Set down exactly the lines of the listing below, please, beginning with the first and ending with the line that holds "from matplotlib.ticker import".

▶ [Recorded data]
※ ※ ※

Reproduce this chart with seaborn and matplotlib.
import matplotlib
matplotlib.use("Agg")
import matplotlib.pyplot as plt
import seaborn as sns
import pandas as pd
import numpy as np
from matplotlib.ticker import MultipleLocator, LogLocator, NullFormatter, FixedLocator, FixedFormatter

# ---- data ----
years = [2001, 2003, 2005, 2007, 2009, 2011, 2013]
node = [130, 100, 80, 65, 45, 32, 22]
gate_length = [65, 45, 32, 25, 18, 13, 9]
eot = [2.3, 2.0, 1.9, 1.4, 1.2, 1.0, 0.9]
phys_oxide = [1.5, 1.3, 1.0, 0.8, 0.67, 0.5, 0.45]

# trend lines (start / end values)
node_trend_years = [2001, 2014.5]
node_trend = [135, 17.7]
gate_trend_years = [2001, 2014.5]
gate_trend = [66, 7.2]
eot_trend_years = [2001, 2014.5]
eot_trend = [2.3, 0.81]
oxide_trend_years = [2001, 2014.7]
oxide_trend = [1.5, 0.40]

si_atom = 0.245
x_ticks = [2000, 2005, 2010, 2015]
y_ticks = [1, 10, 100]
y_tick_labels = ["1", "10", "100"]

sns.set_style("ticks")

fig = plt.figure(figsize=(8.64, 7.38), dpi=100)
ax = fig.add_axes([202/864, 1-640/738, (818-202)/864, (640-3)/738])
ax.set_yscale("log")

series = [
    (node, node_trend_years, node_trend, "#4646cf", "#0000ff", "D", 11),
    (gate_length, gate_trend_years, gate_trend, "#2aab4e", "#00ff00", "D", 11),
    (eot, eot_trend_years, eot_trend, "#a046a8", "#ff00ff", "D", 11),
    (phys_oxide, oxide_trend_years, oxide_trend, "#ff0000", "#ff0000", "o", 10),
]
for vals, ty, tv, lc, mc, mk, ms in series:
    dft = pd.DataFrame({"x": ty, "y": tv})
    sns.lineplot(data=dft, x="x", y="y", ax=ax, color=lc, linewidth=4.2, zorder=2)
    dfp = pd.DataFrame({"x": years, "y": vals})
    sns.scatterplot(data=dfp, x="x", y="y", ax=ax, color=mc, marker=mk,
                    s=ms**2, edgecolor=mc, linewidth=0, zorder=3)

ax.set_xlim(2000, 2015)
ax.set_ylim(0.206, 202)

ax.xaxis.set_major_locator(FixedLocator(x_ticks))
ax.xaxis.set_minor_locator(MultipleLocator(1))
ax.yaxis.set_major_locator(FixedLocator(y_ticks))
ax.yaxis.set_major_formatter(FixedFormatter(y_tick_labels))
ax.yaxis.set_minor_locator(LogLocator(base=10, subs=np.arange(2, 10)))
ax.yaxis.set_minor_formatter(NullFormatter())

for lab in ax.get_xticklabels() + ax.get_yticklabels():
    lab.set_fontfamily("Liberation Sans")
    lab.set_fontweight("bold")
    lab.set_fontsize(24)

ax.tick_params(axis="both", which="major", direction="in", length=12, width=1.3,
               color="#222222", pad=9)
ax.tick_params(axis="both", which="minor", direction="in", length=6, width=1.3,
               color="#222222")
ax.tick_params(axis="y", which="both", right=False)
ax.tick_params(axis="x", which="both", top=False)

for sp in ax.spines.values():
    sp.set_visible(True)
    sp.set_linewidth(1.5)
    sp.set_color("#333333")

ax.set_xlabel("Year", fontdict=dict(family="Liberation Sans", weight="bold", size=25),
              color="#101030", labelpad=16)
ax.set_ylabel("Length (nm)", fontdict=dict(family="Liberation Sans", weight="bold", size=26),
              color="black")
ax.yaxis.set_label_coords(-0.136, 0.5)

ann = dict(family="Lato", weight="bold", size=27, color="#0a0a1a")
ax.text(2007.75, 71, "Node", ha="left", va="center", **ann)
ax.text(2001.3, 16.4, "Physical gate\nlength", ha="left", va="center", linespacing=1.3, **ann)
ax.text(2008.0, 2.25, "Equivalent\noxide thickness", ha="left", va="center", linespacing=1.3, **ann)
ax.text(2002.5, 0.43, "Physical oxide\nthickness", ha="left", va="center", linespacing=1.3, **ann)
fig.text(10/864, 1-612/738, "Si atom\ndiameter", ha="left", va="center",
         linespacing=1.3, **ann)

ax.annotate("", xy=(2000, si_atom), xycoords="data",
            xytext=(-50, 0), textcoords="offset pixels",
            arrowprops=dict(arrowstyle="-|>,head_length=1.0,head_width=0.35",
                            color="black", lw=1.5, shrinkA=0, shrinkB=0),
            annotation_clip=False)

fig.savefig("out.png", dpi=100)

※ ※ ※

▶ [Written answer]
Reproduce this chart with seaborn and matplotlib.
import matplotlib
matplotlib.use("Agg")
import matplotlib.pyplot as plt
import seaborn as sns
import pandas as pd
import numpy as np
from matplotlib.ticker import MultipleLocator, LogLocator, NullFormatter, FixedLocator, FixedFormatter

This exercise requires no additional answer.